O meu verso cavalga pra além-mar
Veste jeans, ouve rock e cantoria
Quer viver misturando a poesia
Espalhando improvisos pelo ar
Pois o fim do poeta é navegar
Por riacho revolto e inconsequente
Carne e verbo real e confluente
Como facho de luz no nevoeiro
Essa noite eu retalho o mundo inteiro
Com a peixeira amolada do repente
(p. 32)
Repare nos destaques em negrito, o ritmo comandado pelas tônicas na terceira, sexta e décima sílaba de cada verso, característicos do martelo agalopado, uma das formas desenvolvidas por Cida Pedrosa. Outro exemplo é o galope a beira-mar, que consiste na utilização das décimas também (estrofes de dez versos), só que neste caso, com onze sílabas métricas, reproduzindo a estrutura métrica idêntica a do poema anterior, ou seja, ABBAACCDDC[2].
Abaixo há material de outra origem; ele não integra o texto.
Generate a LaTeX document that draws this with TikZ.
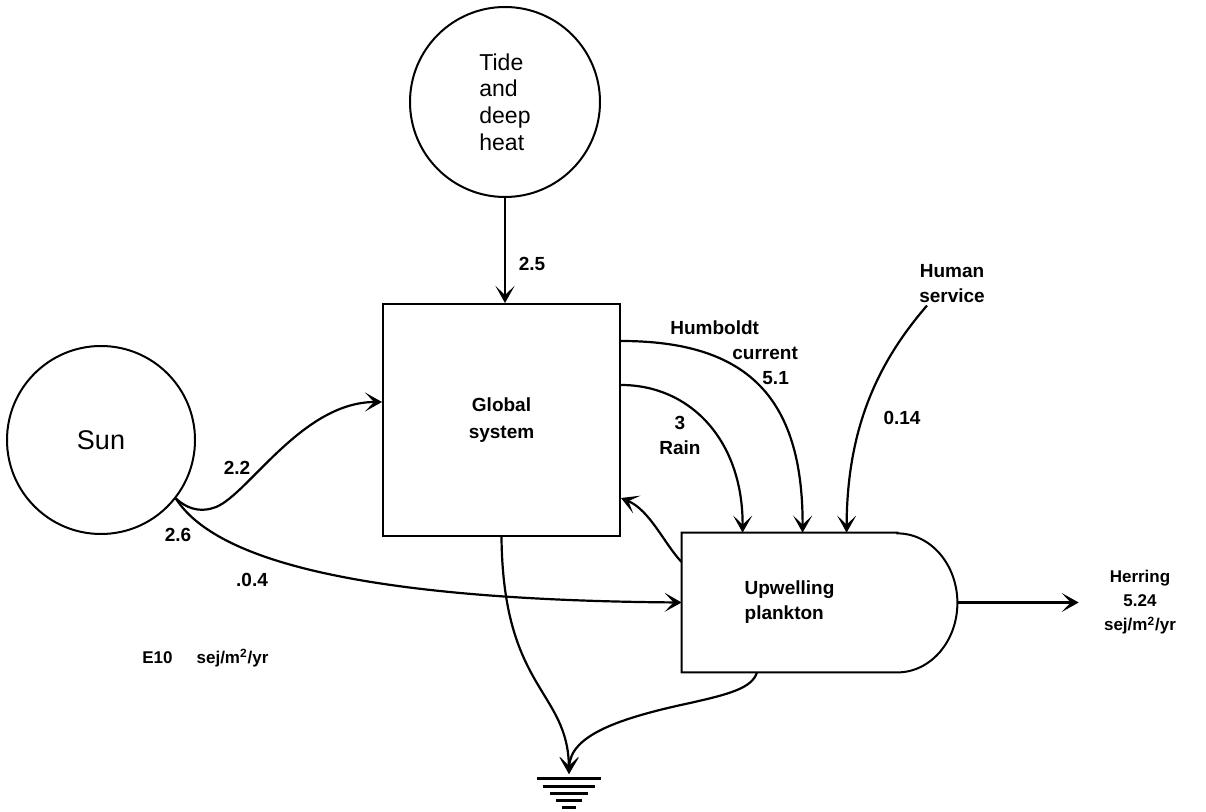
\documentclass[tikz,border=0pt]{standalone}
\usepackage{fontspec}
\setmainfont{Liberation Sans}
\usetikzlibrary{arrows.meta, positioning, calc}

\begin{document}
\begin{tikzpicture}[
    x=0.5pt, y=-0.5pt,
    >={Stealth[length=8.5pt, width=9.5pt, inset=4.5pt]}, % 矢印の形
    % エネルギー源（円）
    source/.style={circle, draw, line width=1pt, inner sep=0pt},
    % 貯蔵ブロック
    block/.style={rectangle, draw, line width=1pt, minimum width=118.5pt, minimum height=116pt, align=center, font=\bfseries\fontsize{9.5}{13.5}\selectfont},
    % 消費者（D形）の四角部分
    consumer/.style={rectangle, minimum width=107.5pt, minimum height=69.5pt, align=left, font=\bfseries\fontsize{9.5}{12.5}\selectfont},
    flow/.style={->, line width=1.1pt},
    lbl/.style={inner sep=1pt, align=center, font=\bfseries\fontsize{9.5}{12.5}\selectfont},
    small/.style={inner sep=1pt, align=center, font=\bfseries\fontsize{8.5}{12}\selectfont}
]
\useasboundingbox (0,0) rectangle (1206,812);

% 1. 各要素（ノード）の配置
\node [source, minimum size=95pt, align=left, font=\fontsize{11.5}{13.3}\selectfont] (tide) at (505,102) {Tide\\and\\deep\\heat};
\node [source, minimum size=94pt, font=\fontsize{13.5}{16}\selectfont] (sun) at (101,440) {Sun};
\node [block] (global) at (501.5,420) {Global\\system};
\node [consumer] (upw) at (789.5,602.5) {Upwelling\\plankton};
\node [lbl] (human) at (952,284) {Human\\service};
\node [small] (herring) at (1140,602.5) {Herring\\5.24\\sej/m\textsuperscript{2}/yr};
\coordinate (sink) at (569,774);

% 消費者の外形（右側は半円）
\draw [line width=1pt] (upw.north east) -- (upw.north west) -- (upw.south west) -- (upw.south east)
    arc [start angle=-90, end angle=90, x radius=30pt, y radius=34.75pt] -- cycle;
\coordinate (upwtip) at ([xshift=30pt]upw.east);

% 2. 流れの値
\node [lbl] (v25) at (532,264) {2.5};
\node [lbl] (v22) at (237,468) {2.2};
\node [lbl] (v26) at (178,535) {2.6};
\node [lbl] (v04) at (252,580) {.0.4};
\node [lbl] (v014) at (902,418) {0.14};
\node [lbl] (rain) at (680,435) {3\\Rain};
\node [lbl, anchor=west, align=left] (humboldt) at (668,353) {Humboldt\\\hspace*{31pt}current\\\hspace*{46pt}5.1};
\node [small, anchor=west] (unit) at (140,658) {E10\hspace{12pt}sej/m\textsuperscript{2}/yr};

% 3. 要素同士を線（矢印）で結ぶ
\draw [flow] (tide.south) -- (tide.south |- global.north);
\draw [flow] (sun.-38) .. controls (185,507) and (198,513) .. (213,508)
    .. controls (245,500) and (300,402) .. ([yshift=9pt]global.west);
\draw [flow] (sun.-38) .. controls (215,560) and (360,600) .. (upw.west);
\draw [flow] ([yshift=39.5pt]global.east) .. controls (745,341) and (803,395) .. ([xshift=60.5pt]upw.north west);
\draw [flow] ([yshift=17.5pt]global.east) .. controls (690,385) and (743,440) .. ([xshift=30.5pt]upw.north west);
\draw [flow] ([xshift=-12.5pt]human.south) .. controls (880,360) and (847,425) .. ([xshift=82.5pt]upw.north west);
\draw [flow] ([yshift=20.25pt]upw.west) .. controls (665,545) and (650,510) .. ([yshift=-39pt]global.east);
\draw [flow] (upwtip) -- ([xshift=-11.5pt]herring.west);

% 4. 熱の散逸（グラウンド記号）
\draw [flow] (global.south) .. controls (503,690) and (568,690) .. (sink);
\draw [flow] ([xshift=-16.25pt]upw.south) .. controls (752,688) and (730,694) .. (690,703)
    .. controls (620,718) and (570,735) .. (sink);
\foreach \dy/\w in {4/32, 12/26, 19/19, 26/13, 33/7}
    \draw [line width=1.5pt] ($(sink)+(-\w,\dy)$) -- ($(sink)+(\w,\dy)$);

\end{tikzpicture}
\end{document}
Dois homens se encontram no espaço do leito[3]
No rumo da flecha que aponta pra Eros
Seus laços são fortes, são crentes, sinceros
Tal qual o desejo que trazem no peito
Se despem na noite em um duo perfeito
De costas se postam, se entregam pra amar
E são duas fontes de água a jorrar
Paixão de iguais feita em outra medida
Liberta e a nau que ancora na vida
De amores ungidos na beira do mar
(p. 35)
A poesia de Cida Pedrosa é como um mergulho no espaço privilegiado que a linguagem extrai das formas poéticas. Tem-se a chance de se perceber as nuances e detalhes do cinzel na busca de um significado extra material. Ela é boa de verso, e nos traz sua prosa para um dedinho de conversa. Você vem?
PEDROSA, Cida. Claranã: Rio de Janeiro: Confraria do Vento, 2015.
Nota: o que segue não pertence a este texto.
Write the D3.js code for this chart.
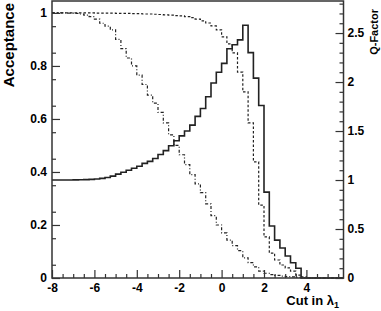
<!DOCTYPE html>
<html><head><meta charset="utf-8">
<script src="https://cdn.jsdelivr.net/npm/d3@7"></script>
<style>
html,body{margin:0;padding:0;background:#fff;}
svg{display:block;font-family:"Liberation Sans",Arial,Helvetica,sans-serif;font-weight:bold;}
</style></head>
<body><svg id="c" width="381" height="311"></svg>
<script>
// bin lower edges (bin width 0.25)
const binLow = [-8,-7.75,-7.5,-7.25,-7,-6.75,-6.5,-6.25,-6,-5.75,-5.5,-5.25,-5,-4.75,-4.5,-4.25,-4,-3.75,-3.5,-3.25,
  -3,-2.75,-2.5,-2.25,-2,-1.75,-1.5,-1.25,-1,-0.75,-0.5,-0.25,0,0.25,0.5,0.75,1,1.25,1.5,1.75,
  2,2.25,2.5,2.75,3,3.25,3.5,3.75,4,4.25,4.5,4.75,5,5.25,5.5];
const binWidth = 0.25;
// signal acceptance (dashed)
const signalAcc = [1,1,1,1,1,1,1,1,0.999,0.999,0.999,0.999,0.998,0.998,0.998,0.997,0.997,0.996,0.996,0.995,
  0.994,0.993,0.992,0.990,0.989,0.986,0.982,0.977,0.970,0.962,0.951,0.936,0.910,0.883,0.849,0.777,0.702,0.585,0.438,0.275,
  0.155,0.094,0.068,0.049,0.038,0.026,0.011,0.004,0,0,0,0,0,0,0];
// background acceptance (dash-dot)
const backgroundAcc = [1,1,1,0.999,0.998,0.996,0.992,0.986,0.977,0.961,0.95,0.936,0.9,0.865,0.83,0.80,0.765,0.73,0.69,0.66,
  0.625,0.585,0.54,0.5,0.465,0.428,0.39,0.355,0.322,0.28,0.235,0.2,0.17,0.143,0.122,0.103,0.076,0.058,0.042,0.026,
  0.018,0.013,0.01,0.007,0.005,0.004,0.002,0.001,0,0,0,0,0,0,0];
// Q-factor (solid, right axis)
const qFactor = [1,1,1,1,1.001,1.002,1.004,1.007,1.01,1.017,1.026,1.04,1.06,1.08,1.10,1.12,1.14,1.17,1.19,1.22,
  1.26,1.30,1.35,1.40,1.45,1.50,1.56,1.65,1.73,1.85,1.99,2.10,2.19,2.34,2.38,2.43,2.58,2.30,2.04,1.76,
  0.876,0.53,0.387,0.306,0.224,0.156,0.10,0,0,0,0,0,0,0,0];
const xTicks = [-8,-6,-4,-2,0,2,4];
const xTickLabels = ["-8","-6","-4","-2","0","2","4"];
const leftTicks = [0,0.2,0.4,0.6,0.8,1];
const leftTickLabels = ["0","0.2","0.4","0.6","0.8","1"];
const rightTicks = [0,0.5,1,1.5,2,2.5];
const rightTickLabels = ["0","0.5","1","1.5","2","2.5"];

const svg = d3.select("#c");
const L = 52, R = 343.5, T = 1, B = 278;
const x = d3.scaleLinear().domain([-8, 5.75]).range([L, R]);
const yL = d3.scaleLinear().domain([0, 1.045]).range([B, T]);
const yR = d3.scaleLinear().domain([0, 2.827]).range([B, T]);

function stepPts(vals){
  const p = binLow.map((b,i)=>[b, vals[i]]);
  p.push([binLow[binLow.length-1]+binWidth, vals[vals.length-1]]);
  return p;
}
const lineL = d3.line().x(d=>x(d[0])).y(d=>yL(d[1])).curve(d3.curveStepAfter);
const lineR = d3.line().x(d=>x(d[0])).y(d=>yR(d[1])).curve(d3.curveStepAfter);

// curves
svg.append("path").attr("d", lineL(stepPts(backgroundAcc))).attr("fill","none")
  .attr("stroke","#222").attr("stroke-width",1.2).attr("stroke-dasharray","3,2,1,2");
svg.append("path").attr("d", lineL(stepPts(signalAcc))).attr("fill","none")
  .attr("stroke","#222").attr("stroke-width",1.2).attr("stroke-dasharray","2.5,2");
svg.append("path").attr("d", lineR(stepPts(qFactor))).attr("fill","none")
  .attr("stroke","#222").attr("stroke-width",1.6);

// frame
svg.append("rect").attr("x",L).attr("y",T).attr("width",R-L).attr("height",B-T)
  .attr("fill","none").attr("stroke","#333").attr("stroke-width",1.5);

function styleAxis(g){
  g.select(".domain").remove();
  g.selectAll(".tick line").attr("stroke","#333").attr("stroke-width",1.2);
  g.selectAll("text").attr("fill","#000").style("font-size","12px").style("font-weight","bold")
    .style("font-family","'Liberation Sans',Arial,sans-serif");
}
// x axis
const gx = svg.append("g").attr("transform",`translate(0,${B})`)
  .call(d3.axisBottom(x).tickValues(xTicks).tickSize(-8).tickPadding(5).tickFormat((d,i)=>xTickLabels[i]));
styleAxis(gx);
const gxm = svg.append("g").attr("transform",`translate(0,${B})`)
  .call(d3.axisBottom(x).tickValues(d3.range(-7.5,5.75,0.5).filter(v=>Math.abs(v%2)>1e-6)).tickSize(-4).tickFormat(""));
styleAxis(gxm);
// left axis
const gl = svg.append("g").attr("transform",`translate(${L},0)`)
  .call(d3.axisLeft(yL).tickValues(leftTicks).tickSize(-8).tickPadding(5).tickFormat((d,i)=>leftTickLabels[i]));
styleAxis(gl);
const glm = svg.append("g").attr("transform",`translate(${L},0)`)
  .call(d3.axisLeft(yL).tickValues(d3.range(0.05,1.04,0.1)).tickSize(-4).tickFormat(""));
styleAxis(glm);
// right axis
const gr = svg.append("g").attr("transform",`translate(${R},0)`)
  .call(d3.axisRight(yR).tickValues(rightTicks).tickSize(-8).tickPadding(4).tickFormat((d,i)=>rightTickLabels[i]));
styleAxis(gr);
const grm = svg.append("g").attr("transform",`translate(${R},0)`)
  .call(d3.axisRight(yR).tickValues(d3.range(0.1,2.82,0.1).filter(v=>Math.abs((v*10)%5)>1e-6 && Math.abs((v*10)%5-5)>1e-6)).tickSize(-4).tickFormat(""));
styleAxis(grm);

// titles
svg.append("text").attr("transform","translate(14,3) rotate(-90)").attr("text-anchor","end")
  .style("font-size","15px").text("Acceptance");
svg.append("text").attr("transform","translate(378,9) rotate(-90)").attr("text-anchor","end")
  .style("font-size","11px").text("Q-Factor");
const xt = svg.append("text").attr("x",339).attr("y",305).attr("text-anchor","end").style("font-size","13px");
xt.append("tspan").text("Cut in λ");
xt.append("tspan").attr("dy",3).style("font-size","9px").text("1");
</script></body></html>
______________. As Filhas de Lilith. 2. ed. Recife: Claranan, 2017.
Gosto quando Milena fala dos/ homens/ que comeu durante a noite/é a única voz soante/ nesta cantina de repartição/ . Extraído de http://www.antoniomiranda.com.br/poesia_brasis/pernambuco/cida_pedrosa.html. Acesso em 11/10/2018. 21h58min.
A letra representa que o primeiro verso rima com o quarto e o quinto, o segundo com o terceiro, o sexto com o sétimo e o décimo e finalizando, o oitavo com o nono.
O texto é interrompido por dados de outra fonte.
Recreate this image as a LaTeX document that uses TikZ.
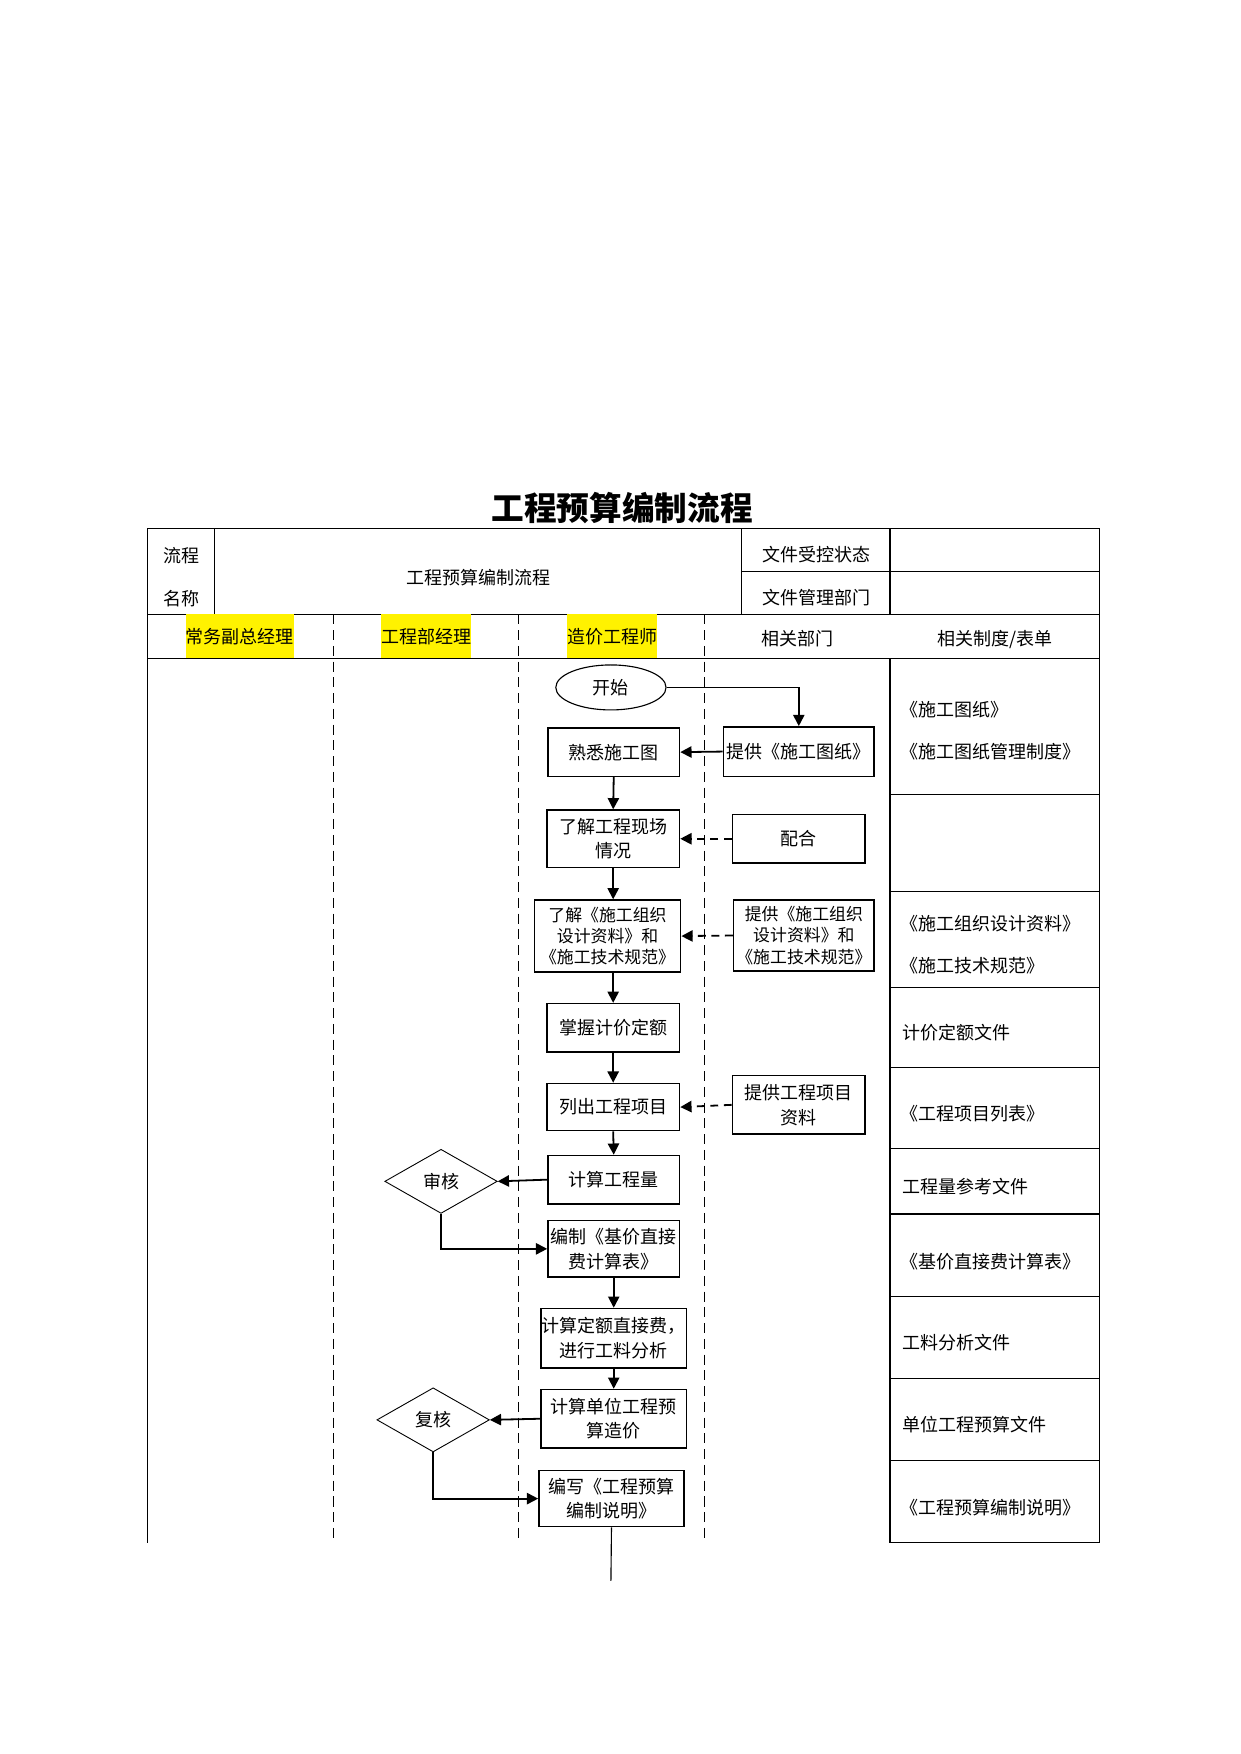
\documentclass[tikz,border=0pt]{standalone}
\usepackage{fontspec}
\setmainfont{Noto Sans CJK SC}
\usetikzlibrary{shapes.geometric,arrows.meta}

\begin{document}
\begin{tikzpicture}
[x=1pt, y=-1pt, font=\fontsize{16}{22}\selectfont,
every node/.style={align=center, inner sep=0pt},
flowbox/.style 2 args={draw, line width=1.3pt, minimum width=#1, minimum height=#2},
check/.style={diamond, draw, line width=0.8pt, aspect=1.75, minimum width=100pt, minimum height=57pt},
flow/.style={line width=1.6pt, -{Triangle[length=10pt,width=10pt]}},
feed/.style={flow, dash pattern=on 7pt off 5pt},
lane/.style={line width=0.8pt, dash pattern=on 9pt off 5pt},
form/.style={anchor=west},
mark yellow/.style={fill=yellow, minimum height=39pt}]
\useasboundingbox (0,0) rectangle (1103,1559);

% title and table head
\node[font=\fontsize{29}{30}\selectfont\bfseries] (title) at (553,452) {工程预算编制流程};
\draw[line width=1pt] (131,470) rectangle (977,585);
\draw[line width=1pt] (191,470) -- (191,546) (659,470) -- (659,546) (791,470) -- (791,546)
  (659,508) -- (977,508) (131,546) -- (977,546);
\node (flowname1) at (161,494) {流程};
\node (flowname2) at (161,532) {名称};
\node (flowtitle) at (425,513) {工程预算编制流程};
\node (status) at (726,493) {文件受控状态};
\node (owner) at (726,531) {文件管理部门};
\node[mark yellow] (vicegm) at (213,565.5) {常务副总经理};
\node[mark yellow] (projmgr) at (379,565.5) {工程部经理};
\node[mark yellow] (costeng) at (544,565.5) {造价工程师};
\node (dept) at (709,568) {相关部门};
\node (rules) at (884,568) {相关制度/表单};

% lanes
\foreach \x in {296,461,626}
  \draw[lane] (\x,546) -- (\x,1371);
\draw[line width=1pt] (131,585) -- (131,1371) (791,585) -- (791,1371) (977,585) -- (977,1371);
\foreach \y in {706,792,878,949,1021,1079,1152,1225,1298,1371}
  \draw[line width=1pt] (791,\y) -- (977,\y);

% flow
\node[ellipse, draw, line width=1pt, minimum width=98pt, minimum height=40pt] (start) at (543,611) {开始};
\node[flowbox={117pt}{43pt}] (familiar) at (545.5,668.5) {熟悉施工图};
\node[flowbox={134pt}{44pt}] (drawing) at (710,668) {提供《施工图纸》};
\node[flowbox={118pt}{51pt}] (site) at (545,745.5) {了解工程现场\\情况};
\node[flowbox={118pt}{43pt}] (coop) at (710,745.5) {配合};
\node[flowbox={130pt}{64pt}, font=\fontsize{15}{19}\selectfont] (design) at (540,832) {了解《施工组织\\设计资料》和\\《施工技术规范》};
\node[flowbox={125pt}{63pt}, font=\fontsize{15}{19}\selectfont] (designsrc) at (714.5,831.5) {提供《施工组织\\设计资料》和\\《施工技术规范》};
\node[flowbox={118pt}{43pt}] (quota) at (545,913.5) {掌握计价定额};
\node[flowbox={118pt}{42pt}] (items) at (545,984) {列出工程项目};
\node[flowbox={118pt}{52pt}] (itemsrc) at (710,982) {提供工程项目\\资料};
\node[flowbox={117pt}{43pt}] (quantity) at (545.5,1048.5) {计算工程量};
\node[check] (audit) at (392,1050) {审核};
\node[flowbox={117pt}{50pt}] (directfee) at (545.5,1110) {编制《基价直接\\费计算表》};
\node[flowbox={129pt}{53pt}] (analysis) at (545.5,1189.5) {计算定额直接费，\\进行工料分析};
\node[flowbox={129pt}{52pt}] (unitcost) at (545.5,1261) {计算单位工程预\\算造价};
\node[check] (recheck) at (385,1262) {复核};
\node[flowbox={129pt}{50pt}] (explain) at (543.5,1332) {编写《工程预算\\编制说明》};
\coordinate (flowend) at (543,1405);

\draw[flow] (start.east) -| (drawing.north);
\draw[flow] (drawing.west) -- (familiar.east);
\draw[flow] (familiar.south) -- (site.north);
\draw[feed] (coop.west) -- (site.east);
\draw[flow] (site.south) -- (site.south |- design.north);
\draw[feed] (designsrc.west) -- (design.east);
\draw[flow] (design.south -| quota) -- (quota.north);
\draw[flow] (quota.south) -- (items.north);
\draw[feed] (itemsrc.west) -- (items.east);
\draw[flow] (items.south) -- (quantity.north);
\draw[flow] (quantity.west) -- (audit.east);
\draw[flow] (audit.south) |- (directfee.west);
\draw[flow] (directfee.south) -- (analysis.north);
\draw[flow] (analysis.south) -- (unitcost.north);
\draw[flow] (unitcost.west) -- (recheck.east);
\draw[flow] (recheck.south) |- (explain.west);
\draw[line width=1pt] (explain.south) -- (flowend);

% forms
\node[form] (form1) at (800,631) {《施工图纸》};
\node[form] (form2) at (800,668) {《施工图纸管理制度》};
\node[form] (form3) at (800,821) {《施工组织设计资料》};
\node[form] (form4) at (800,858) {《施工技术规范》};
\node[form] (form5) at (802,918) {计价定额文件};
\node[form] (form6) at (800,990) {《工程项目列表》};
\node[form] (form7) at (802,1055) {工程量参考文件};
\node[form] (form8) at (800,1121) {《基价直接费计算表》};
\node[form] (form9) at (802,1193) {工料分析文件};
\node[form] (form10) at (802,1266) {单位工程预算文件};
\node[form] (form11) at (800,1340) {《工程预算编制说明》};
\end{tikzpicture}
\end{document}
Em todos os versos do poema as tônicas encontram-se nas sílabas de número dois, cinco, oito e onze, como negritadas no primeiro verso.
Um requinte em detalhes nas palavras deste nobre poeta “Luiz Renato”. “As filhas de Lilith” tomam forma de braços fortes em pétalas, é a lírica de uma voz nesse tempo, onde as amazonas ecoam seus cantos em todo canto, contudo, “muito próximo de dinâmicas sociais que desenham violência em favor dos valores legitimados pelo patriarcado” (Pedrosa, 2017, p. 71, Apud Luiz Renato). Bravo Professor!!! Ela é boa de verso, café e prosa, e eu vou!!!
Que bom ver a obra de Cida Pedrosa ganhando os territórios brasileiros e ler seu texto, Professor. Sou leitor da obra de Cida e não me surpreendo com suas conquistas. É uma literatura orgânica e técnica. Ao tempo que é a sua voz poderosa, é também de forte domínio técnico. Parabéns pela análise, Professor.
Aqui é José Manoel Sobrinho, no Recife, Pernambuco.